Les emplois straussiens de Renée Fleming font l’objet, chez Decca, d’une véritable collection. Des DVD ont déjà fixé son Arabella, sa Comtesse Madeleine et sa Maréchale, son Ariane vient maintenant clore le bal. Soulevons néanmoins une différence de taille : si la soprano américaine connaît depuis longtemps les héroïnes du Chevalier à la Rose, de Capriccio et d’Arabella, c’est sa toute première incursion chez le personnage éponyme d’Ariane à Naxos, filmée à Baden-Baden il y a un an, qui nous est présentée ici (voir recension). De là point un sentiment d’inachevé. Sentiment tout relatif, s’agissant d’une des grandes spécialistes de ce répertoire, auquel elle prête, une fois de plus, des moyens exceptionnels. Mais avec ses apparitions elliptiques et sa double-personnalité, Ariane est de ces personnages que l’on ne peut tout à fait saisir du premier coup. La Prima Donna du Prologue échappe encore à Renée Fleming, qui force ostensiblement sa nature pour jouer la comédie ; l’héroïne délaissée de l’Opéra lui convient mieux, qui lui donne l’occasion de réussir un « Es gibt ein Reich » voluptueux, à partir duquel la fin de la soirée la montre en grande forme. C’est beaucoup, mais pas assez abouti pour que le spectateur en sorte pleinement convaincu.

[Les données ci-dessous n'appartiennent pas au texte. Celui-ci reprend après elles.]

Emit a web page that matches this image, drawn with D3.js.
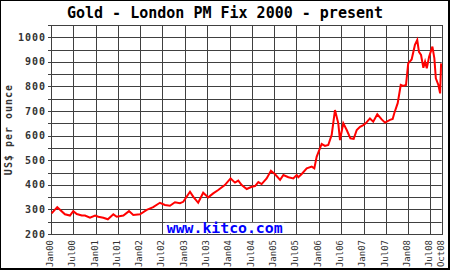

Il faut dire que le spectacle de Philippe Arlaud ne pousse pas au dépassement. Si la direction d’acteur est plutôt fluide et habilement orchestrée, elle n’apporte aucun éclairage original sur des personnages qui, pourtant, ne manquent pas de part d’ombre. Se réfugier ensuite dans l’élégance glacée du magasin Roche Bobois qui a de toute évidence inspiré les décors tient davantage du réflexe que de la réflexion esthétique.
Le reste de la distribution, dans ce vide, a pour elle ce qui manque fatalement à Fleming : le précieux atout de l’expérience. Le compositeur fiévreux de Sophie Koch, la Zerbinetta attachante (mais aussi un peu acide de timbre) de Jane Archibald, le Maître de musique impeccable d’Eike Wilm Schulte comptent sur leur métier pour donner vie à leurs personnages, et ça fonctionne, comme fonctionne le beau Bacchus d’un Robert Dean Smith tout en séduction vocale, en maîtrise du souffle, à peine trop sollicité par les aigus meurtriers de son rôle. Pour l’anecdote, le Majordome est incarné par un fringant René Kollo : c’est aussi au luxe de ses comprimarii que l’on reconnaît une distribution de grande classe.
Last but not least, Christian Thielemann suscite curieusement les mêmes enthousiasmes et les mêmes réserves que Fleming : lui aussi est un musicien de tout premier ordre, lui aussi est en terrain conquis chez Strauss, lui non plus n’est pas à son aise dans la nature hybride d’Ariane à Naxos, qu’il pare, deux heures durant, des fastes inestimables prodigués par sa Staatskapelle de Dresde. Le tout ne manque certainement pas de grandiose, ni de chic, mais ne peut se départir non plus d’une certaine raideur. Moins embarrassé à la tête des orchestrations fournies requises par les ouvrages les plus « wagnériens » de Strauss, le chef allemand, à l’image de ce DVD, éblouit totalement, ne convainc qu’à moitié.